Employment Contract – this should be drawn up and given to the employee whilst they are waiting to start with you or on their first day. It’s good practice to let them have a few days to read through it and discuss any questions. This is where you need to make sure you are compliant with the law so having a template and doing a little bit of research is good.
Disciplinaries / settlement agreements – these should be covered in the above but we wanted to mention them separately as they are important. Of course, you don’t want to think the worst and wouldn’t employ someone you thought you would have disagreements with but it happens. Having clear steps set up for bringing grievances and disciplinaries will make awkward situations easier to navigate. Also informing the employee and knowing the law when it comes to letting people go is essential.
Company handbook – this is where you can go into more detail about your policies and terms within the contract.
Template resources – 

3. Shareholder agreements comprising of Shareholders Agreements, Memorandum and Articles of Association 

This is clearly setting out what each partner can and can’t do. Again, like when employing someone, you wouldn’t go into business with someone that you envision having problems with but having clear guidelines make situations easier to navigate for everyone. There are many subjects that can be covered in these agreements, some examples are:
Perimeters of how you value shares.
Permissions on spends. For example, one shareholder can’t spend £15,000 of the businesses money without it being signed off with the other shareholders.
What happens when sell business, also what happens when one of you wants out.
On top of the headache of trying to negotiate when in a tense situation, if you don’t have a shareholders agreement it may cause problems when selling to someone else, they may even ask for one to be drawn up. If you go through formation agent, you’ll get standard memorandum and articles but a shareholders agreement is a bespoke piece that you can go more into detail.

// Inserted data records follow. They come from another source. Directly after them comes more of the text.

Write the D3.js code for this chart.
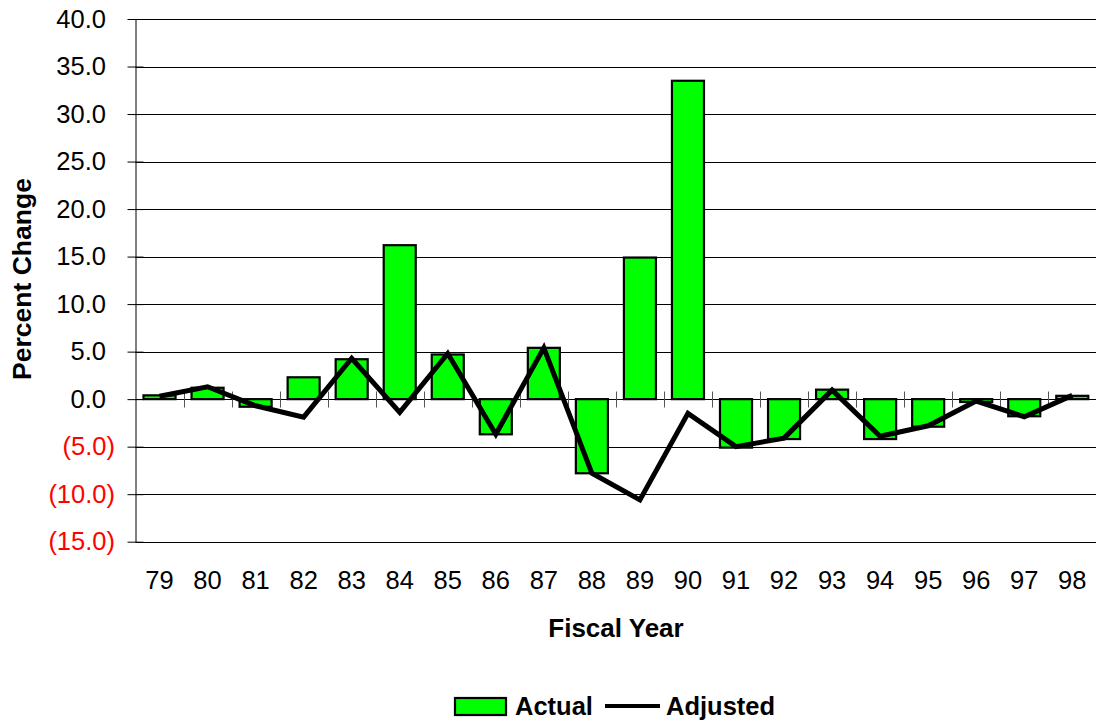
<!DOCTYPE html>
<html>
<head>
<meta charset="utf-8">
<script src="https://cdn.jsdelivr.net/npm/d3@7"></script>
<style>
  html, body { margin: 0; padding: 0; background: #fff; }
  svg { display: block; font-family: "Liberation Sans", Arial, sans-serif; }
</style>
</head>
<body>
<svg id="chart" width="1096" height="723"></svg>
<script>
const years = ["79","80","81","82","83","84","85","86","87","88","89","90","91","92","93","94","95","96","97","98"];
const actual = [0.4, 1.2, -0.8, 2.3, 4.2, 16.2, 4.7, -3.7, 5.4, -7.8, 14.9, 33.5, -5.1, -4.2, 1.0, -4.2, -2.9, -0.3, -1.8, 0.35];
const adjusted = [0.3, 1.3, -0.7, -1.9, 4.3, -1.4, 4.8, -3.7, 5.4, -7.8, -10.6, -1.5, -5.0, -4.1, 0.95, -3.9, -2.8, -0.2, -1.85, 0.4];
const yTicks = [40, 35, 30, 25, 20, 15, 10, 5, 0, -5, -10, -15];
const seriesNames = ["Actual", "Adjusted"];
const xTitle = "Fiscal Year";
const yTitle = "Percent Change";

const svg = d3.select("#chart");
const pLeft = 135.5, pRight = 1096.3, pTop = 19, pBottom = 541.7;

const x = d3.scaleBand().domain(years).range([pLeft, pRight]).paddingInner(1/3).paddingOuter(1/6);
const y = d3.scaleLinear().domain([-15, 40]).range([pBottom, pTop]);
const fmt = v => v < 0 ? "(" + d3.format(".1f")(-v) + ")" : d3.format(".1f")(v);

// gridlines
svg.append("g").selectAll("line").data(yTicks).join("line")
  .attr("x1", pLeft).attr("x2", pRight)
  .attr("y1", d => Math.round(y(d)) + 0.5).attr("y2", d => Math.round(y(d)) + 0.5)
  .attr("stroke", "#000").attr("stroke-width", 1);

// y axis
const yAxis = d3.axisLeft(y).tickValues(yTicks).tickFormat(fmt).tickSizeInner(8).tickSizeOuter(0).tickPadding(21);
const gy = svg.append("g").attr("transform", `translate(${pLeft},0)`).call(yAxis);
gy.select(".domain").attr("stroke", "#000");
gy.selectAll(".tick line").attr("x2", -8).attr("x1", 8).attr("stroke", "#000");
gy.selectAll(".tick text")
  .attr("font-size", 25.5)
  .attr("x", d => d < 0 ? -20.5 : -29.5)
  .attr("fill", d => d < 0 ? "#ff0000" : "#000")
  .attr("font-family", "Liberation Sans, Arial, sans-serif");

// bars
svg.append("g").selectAll("rect").data(actual).join("rect")
  .attr("x", (d, i) => x(years[i]))
  .attr("width", x.bandwidth())
  .attr("y", d => y(Math.max(0, d)))
  .attr("height", d => Math.abs(y(d) - y(0)))
  .attr("fill", "#00ff00").attr("stroke", "#000").attr("stroke-width", 2.2);

// category axis at zero
const y0 = Math.round(y(0)) + 0.5;
svg.append("line").attr("x1", pLeft).attr("x2", pRight).attr("y1", y0).attr("y2", y0)
  .attr("stroke", "#000").attr("stroke-width", 1);
const boundaries = years.slice(1).map(c => x(c) - x.step() * x.paddingInner() / 2);
svg.append("g").selectAll("line").data(boundaries).join("line")
  .attr("x1", d => Math.round(d) + 0.5).attr("x2", d => Math.round(d) + 0.5)
  .attr("y1", y0 - 8).attr("y2", y0 + 8)
  .attr("stroke", "#555").attr("stroke-width", 1);

// x labels
const xAxis = d3.axisBottom(x).tickSize(0).tickPadding(0);
const gx = svg.append("g").attr("transform", `translate(0,${pBottom})`).call(xAxis);
gx.select(".domain").remove();
gx.selectAll(".tick text").attr("font-size", 25.5).attr("fill", "#000")
  .attr("dy", null).attr("y", 47.5)
  .attr("font-family", "Liberation Sans, Arial, sans-serif");

// adjusted line
const line = d3.line().x((d, i) => x(years[i]) + x.bandwidth() / 2).y(d => y(d));
svg.append("path").datum(adjusted).attr("d", line)
  .attr("fill", "none").attr("stroke", "#000").attr("stroke-width", 5)
  .attr("stroke-linejoin", "miter");

// axis titles
svg.append("text").attr("x", 616).attr("y", 637).attr("text-anchor", "middle")
  .attr("font-size", 26).attr("font-weight", "bold").text(xTitle);
svg.append("text").attr("transform", "translate(31,279) rotate(-90)").attr("text-anchor", "middle")
  .attr("font-size", 26.5).attr("font-weight", "bold").text(yTitle);

// legend
const lg = svg.append("g");
lg.append("rect").attr("x", 455).attr("y", 698).attr("width", 51).attr("height", 17)
  .attr("fill", "#00ff00").attr("stroke", "#000").attr("stroke-width", 2.2);
lg.append("text").attr("x", 515).attr("y", 715).attr("font-size", 25.5).attr("font-weight", "bold").text(seriesNames[0]);
lg.append("line").attr("x1", 605).attr("x2", 660).attr("y1", 706).attr("y2", 706)
  .attr("stroke", "#000").attr("stroke-width", 4);
lg.append("text").attr("x", 666).attr("y", 715).attr("font-size", 25.5).attr("font-weight", "bold").text(seriesNames[1]);
</script>
</body>
</html>
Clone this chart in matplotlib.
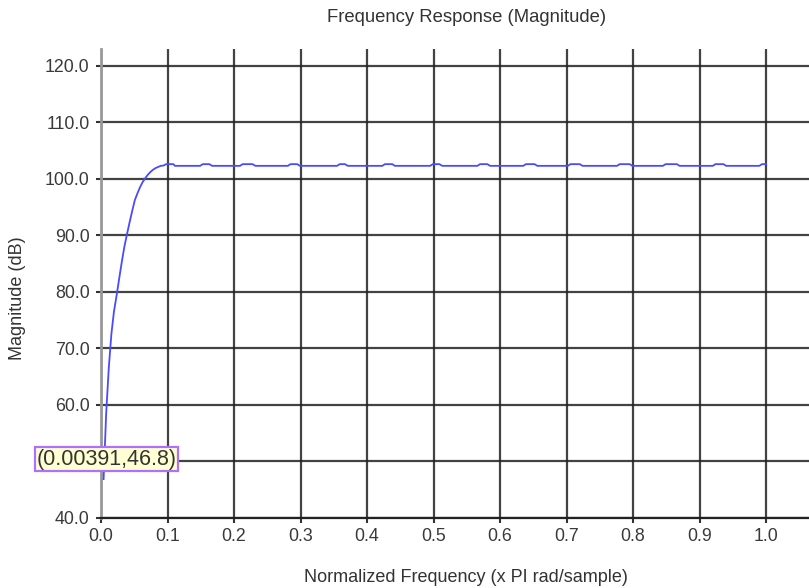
import matplotlib
matplotlib.use('Agg')
import matplotlib.pyplot as plt

plt.rcParams['font.family'] = ['Liberation Sans', 'DejaVu Sans']

# rising edge
freq = [0.0039, 0.0078, 0.0117, 0.0156, 0.0195, 0.0234, 0.0273, 0.0313, 0.0352,
        0.0391, 0.0430, 0.0469, 0.0508, 0.0547, 0.0586, 0.0625, 0.0664, 0.0703,
        0.0742, 0.0781, 0.0820, 0.0859, 0.0898, 0.0940,
        0.0980, 0.1090, 0.1110,
        0.1490, 0.1530, 0.1630, 0.1670,
        0.2090, 0.2130, 0.2280, 0.2320,
        0.2810, 0.2850, 0.2950, 0.2990,
        0.3550, 0.3590, 0.3670, 0.3710,
        0.4230, 0.4270, 0.4380, 0.4420,
        0.4950, 0.4990, 0.5090, 0.5130,
        0.5660, 0.5700, 0.5810, 0.5850,
        0.6350, 0.6390, 0.6520, 0.6560,
        0.7020, 0.7060, 0.7200, 0.7240,
        0.7760, 0.7800, 0.7950, 0.7990,
        0.8450, 0.8490, 0.8660, 0.8700,
        0.9200, 0.9240, 0.9360, 0.9400,
        0.9900, 0.9940, 1.0000]
mag = [46.8, 58.5, 66.5, 72.5, 76.5, 79.3, 82.3, 85.3, 88.0,
       90.2, 92.3, 94.3, 96.2, 97.4, 98.5, 99.4, 100.1, 100.7,
       101.2, 101.6, 101.9, 102.1, 102.3, 102.35,
       102.6, 102.6, 102.3,
       102.3, 102.6, 102.6, 102.3,
       102.3, 102.6, 102.6, 102.3,
       102.3, 102.6, 102.6, 102.3,
       102.3, 102.6, 102.6, 102.3,
       102.3, 102.6, 102.6, 102.3,
       102.3, 102.6, 102.6, 102.3,
       102.3, 102.6, 102.6, 102.3,
       102.3, 102.6, 102.6, 102.3,
       102.3, 102.6, 102.6, 102.3,
       102.3, 102.6, 102.6, 102.3,
       102.3, 102.6, 102.6, 102.3,
       102.3, 102.6, 102.6, 102.3,
       102.3, 102.6, 102.6]

xticks = [0.0, 0.1, 0.2, 0.3, 0.4, 0.5, 0.6, 0.7, 0.8, 0.9, 1.0]
yticks = [40.0, 50.0, 60.0, 70.0, 80.0, 90.0, 100.0, 110.0, 120.0]
marker_label = '(0.00391,46.8)'

W, H = 809, 588
fig = plt.figure(figsize=(W / 100, H / 100), dpi=100)
ax = fig.add_axes([101 / W, (H - 517.5) / H, (W - 101) / W, (517.5 - 49) / H])

ax.plot(freq, mag, color='#4a4aff', lw=1.3, zorder=3)

ax.set_xlim(0, (W - 101) / 665)
ax.set_ylim(40, 123.0)
ax.set_xticks(xticks)
ax.set_xticklabels(['%.1f' % t for t in xticks])
ax.set_yticks(yticks)
# the 50.0 label sits under the marker tooltip
ax.set_yticklabels(['' if t == 50.0 else '%.1f' % t for t in yticks])
ax.grid(True, color='#222222', lw=1.6, alpha=0.85)
ax.set_axisbelow(True)

for s in ['top', 'right']:
    ax.spines[s].set_visible(False)
ax.spines['left'].set_color('#999999')
ax.spines['left'].set_linewidth(2)
ax.spines['bottom'].set_color('#222222')
ax.spines['bottom'].set_linewidth(1.6)
ax.tick_params(direction='out', length=3.6, width=1.5, color='#333333',
               labelsize=12.8, labelcolor='#3a3a3a')
ax.tick_params(axis='y', pad=4.5)
ax.tick_params(axis='x', pad=4)

fig.text(467 / W, 1 - 18 / H, 'Frequency Response (Magnitude)', ha='center', va='center',
         fontsize=13.3, color='#333333')
fig.text(466 / W, 1 - 577 / H, 'Normalized Frequency (x PI rad/sample)', ha='center', va='center',
         fontsize=13, color='#333333')
fig.text(18 / W, 1 - 298 / H, 'Magnitude (dB)', ha='center', va='center', rotation=90,
         fontsize=13, color='#333333')

fig.text(106.5 / W, 1 - 459 / H, marker_label, ha='center', va='center',
         fontsize=15.5, color='#333333',
         bbox=dict(boxstyle='square,pad=0.05', fc='#ffffd2', ec='#b070ff', lw=1.6))

fig.savefig('out.png', dpi=100)
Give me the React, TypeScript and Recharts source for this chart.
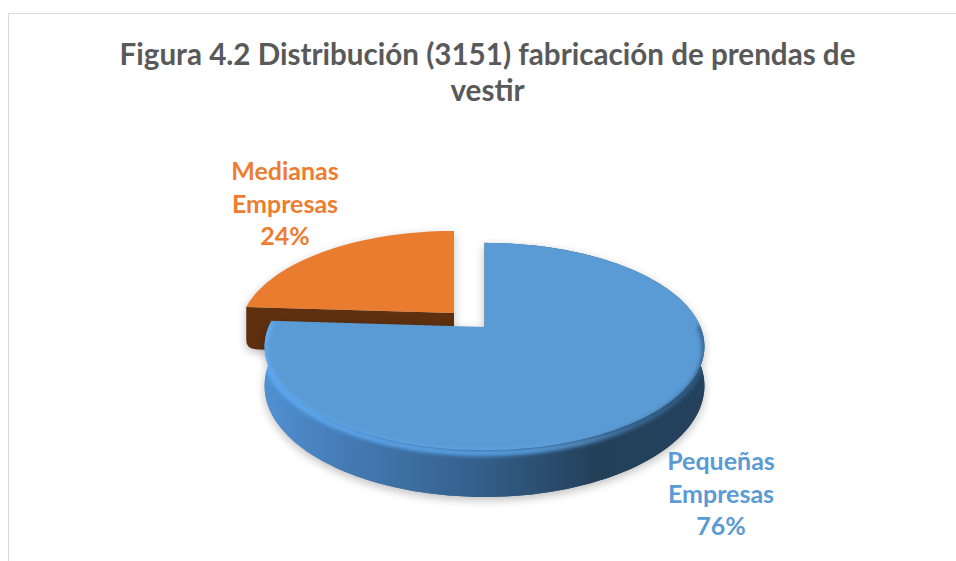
import { PieChart, Pie } from 'recharts';

const SEGMENTS = ['Medianas Empresas', 'Pequeñas Empresas'];
const SHARES = [24, 76];
const COLORS = ['#EA7C30', '#5B9BD5'];
const LABEL_COLORS = ['#ED7D31', '#5B9BD5'];
const pieData = SEGMENTS.map((name, i) => ({ name, value: SHARES[i], fill: COLORS[i], labelFill: LABEL_COLORS[i] }));

const FONT = 'Lato, sans-serif';
const TILT = 0.188; // perspective, back of the disc is smaller than the front
const X_STRETCH = 2.16;

// how each slice is pulled out of the pie
const EXPLODE: any = {
    'Medianas Empresas': { dx: -30.5, dy: -14, scale: 0.975, depth: 43 },
    'Pequeñas Empresas': { dx: 0, dy: 0, scale: 1, depth: 38 },
};

const LABEL_POS: any = {
    'Medianas Empresas': { x: 285, y: 180 },
    'Pequeñas Empresas': { x: 721, y: 470 },
};

function project(cx: number, cy: number, r: number, clock: number, rad: number, z = 0) {
    const t = (clock * Math.PI) / 180;
    const u = rad * Math.sin(t);
    const v = rad * Math.cos(t);
    const w = 1 + TILT * v;
    return [cx + (r * X_STRETCH * u) / w, cy - (r * v) / w + z / w];
}

function rim(cx: number, cy: number, r: number, from: number, to: number, z = 0) {
    const pts = [];
    const steps = Math.max(8, Math.ceil(Math.abs(to - from) / 2));
    for (let i = 0; i <= steps; i++) {
        pts.push(project(cx, cy, r, from + ((to - from) * i) / steps, 1, z));
    }
    return pts;
}

const toPath = (pts: number[][], close = true) =>
    'M' + pts.map((p) => `${p[0].toFixed(1)},${p[1].toFixed(1)}`).join('L') + (close ? 'Z' : '');

function Slice3D(props: any) {
    const { cx, cy, outerRadius, startAngle, endAngle, fill, name } = props;
    const ex = EXPLODE[name];
    const x0 = cx + ex.dx;
    const y0 = cy + ex.dy;
    const r = outerRadius * ex.scale;
    const from = 90 - startAngle;
    const to = 90 - endAngle;
    const isBlue = name === 'Pequeñas Empresas';
    const id = isBlue ? 'blue' : 'orange';

    const apex = project(x0, y0, r, 0, 0);
    const apexLow = project(x0, y0, r, 0, 0, ex.depth);
    const topRim = rim(x0, y0, r, from, to);
    const lowRim = rim(x0, y0, r, from, to, ex.depth);
    const face = toPath([apex, ...topRim]);
    const wall = toPath([...topRim, ...[...lowRim].reverse()]);
    const lowFace = toPath([apexLow, ...lowRim]);

    // orange only shows its cut side, with a rounded lower corner
    const top = topRim[0];
    const low = lowRim[0];
    const cutSide =
        `M${apex[0]},${apex[1]}L${top[0]},${top[1]}L${low[0]},${low[1] - 9}` +
        `Q${low[0]},${low[1]} ${low[0] + 12},${low[1]}L${apexLow[0]},${apexLow[1]}Z`;

    return (
        <g>
            <defs>
                <filter id={`${id}Soft`} x="-20%" y="-20%" width="140%" height="140%">
                    <feGaussianBlur stdDeviation={5} />
                </filter>
                <filter id={`${id}Glow`} x="-20%" y="-20%" width="140%" height="140%">
                    <feGaussianBlur stdDeviation={2} />
                </filter>
                <clipPath id={`${id}Clip`}>
                    <path d={face} />
                    <path d={wall} />
                </clipPath>
                <linearGradient id="blueWall" gradientUnits="userSpaceOnUse" x1={265} y1={0} x2={705} y2={0}>
                    <stop offset="0" stopColor="#5090D2" />
                    <stop offset="0.2" stopColor="#4379B2" />
                    <stop offset="0.5" stopColor="#335E88" />
                    <stop offset="0.75" stopColor="#234059" />
                    <stop offset="1" stopColor="#24425E" />
                </linearGradient>
                <linearGradient id="blueBevel" gradientUnits="userSpaceOnUse" x1={265} y1={0} x2={705} y2={0}>
                    <stop offset="0" stopColor="#62B0FA" />
                    <stop offset="0.6" stopColor="#62B0FA" />
                    <stop offset="0.72" stopColor="#5B9BD5" />
                    <stop offset="0.85" stopColor="#3F719F" />
                    <stop offset="1" stopColor="#2F5A82" />
                </linearGradient>
            </defs>
            <g filter={`url(#${id}Soft)`} opacity={0.26} transform="translate(0,3)">
                {isBlue ? <path d={wall} fill="#000" /> : <path d={cutSide} fill="#000" />}
                {isBlue && <path d={lowFace} fill="#000" />}
                <path d={face} fill="#000" />
            </g>
            {isBlue ? (
                <>
                    <path d={lowFace} fill="url(#blueWall)" />
                    <path d={wall} fill="url(#blueWall)" />
                </>
            ) : (
                <path d={cutSide} fill="#5E300F" />
            )}
            <path d={face} fill={fill} />
            {isBlue && (
                <g clipPath={`url(#${id}Clip)`}>
                    <path
                        d={toPath(rim(x0, y0, r, 88, to, 2.5), false)}
                        fill="none"
                        stroke="url(#blueBevel)"
                        strokeWidth={4.5}
                        filter={`url(#${id}Glow)`}
                    />
                </g>
            )}
        </g>
    );
}

function SliceLabel({ name, percent, labelFill }: any) {
    const pos = LABEL_POS[name];
    const lines = [...name.split(' '), `${Math.round(percent * 100)}%`];
    return (
        <text x={pos.x} y={pos.y} textAnchor="middle" fontFamily={FONT} fontWeight={700} fontSize={25} fill={labelFill}>
            {lines.map((line, i) => (
                <tspan key={i} x={pos.x} dy={i === 0 ? 0 : 32.5}>
                    {line}
                </tspan>
            ))}
        </text>
    );
}

export default function App() {
    return (
        <div style={{ position: 'absolute', left: 0, top: 0, width: 956, height: 561, background: '#fff', overflow: 'hidden' }}>
            {/* chart frame, the screenshot cuts it off right and bottom */}
            <div style={{ position: 'absolute', left: 8, top: 13, width: 948, height: 548, borderLeft: '1.5px solid #D9D9D9', borderTop: '1.5px solid #D9D9D9', boxSizing: 'border-box' }} />
            <div
                style={{
                    position: 'absolute', left: 0, top: 36, width: 975, textAlign: 'center',
                    fontFamily: FONT, fontWeight: 700, fontSize: 29.6, lineHeight: '36px', color: '#595959',
                }}
            >
                Figura 4.2 Distribución (3151) fabricación de prendas de
                <br />
                vestir
            </div>
            <div style={{ position: 'absolute', left: 0, top: 0 }}>
                <PieChart width={956} height={561} margin={{ top: 0, right: 0, bottom: 0, left: 0 }}>
                    <Pie
                        data={pieData}
                        dataKey="value"
                        nameKey="name"
                        cx={484.5}
                        cy={327}
                        outerRadius={100}
                        startAngle={176.4}
                        endAngle={-183.6}
                        stroke="none"
                        shape={Slice3D}
                        label={SliceLabel}
                        labelLine={false}
                        isAnimationActive={false}
                    />
                </PieChart>
            </div>
        </div>
    );
}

4. Business Documents – Terms and Conditions (T&C’s), Privacy Policy, Partner Agreements 

All of the above have been focused on internal affairs of the business but now it’s time to think about your customers.
Terms and conditions – are obviously really important, especially if you are a sole trader providing service. We don’t recommend writing a get out of jail free clause for everything but be honest about the limitations of the service or product your providing. Keep it in plain language and reasonable; this will help with customer disagreements. A rule book of what you are providing so you and the customer are on the same page.
Privacy/cookie policy – it’s important if you store any customer information you have a privacy policy on your website. Standard templates are easy to download and need to be displayed where users can easily find them. They also need to include a clear way to contact you.
Partner agreements – if you want to set up networks, referrals, kick-backs, commercial arrangements you will need partner agreements. These are pretty straightforward and not everyone will ask for one however we advise drawing up a short agreement for both parties to sign so everyone is on the same page.

5. Buying and Selling Businesses 

If you’re not setting up your own business but rather buying one, you will have to cover the above but what about the legal element of the buying / selling process? Best practice includes:
Offer Letter – this is the ‘heads of terms’, it should include the top line details of the transaction and shows your serious intent to buy the business.
Due Diligence – this is when you get into the business to find the skeletons! Share holder agreements, current employment contracts, T&C’s, the money structure of the business will all be gone through.
SPA (Sale and Purchase Agreement) – this is the most detailed, legally binding document that is agreeing to the transaction, once this is signed the sale in final.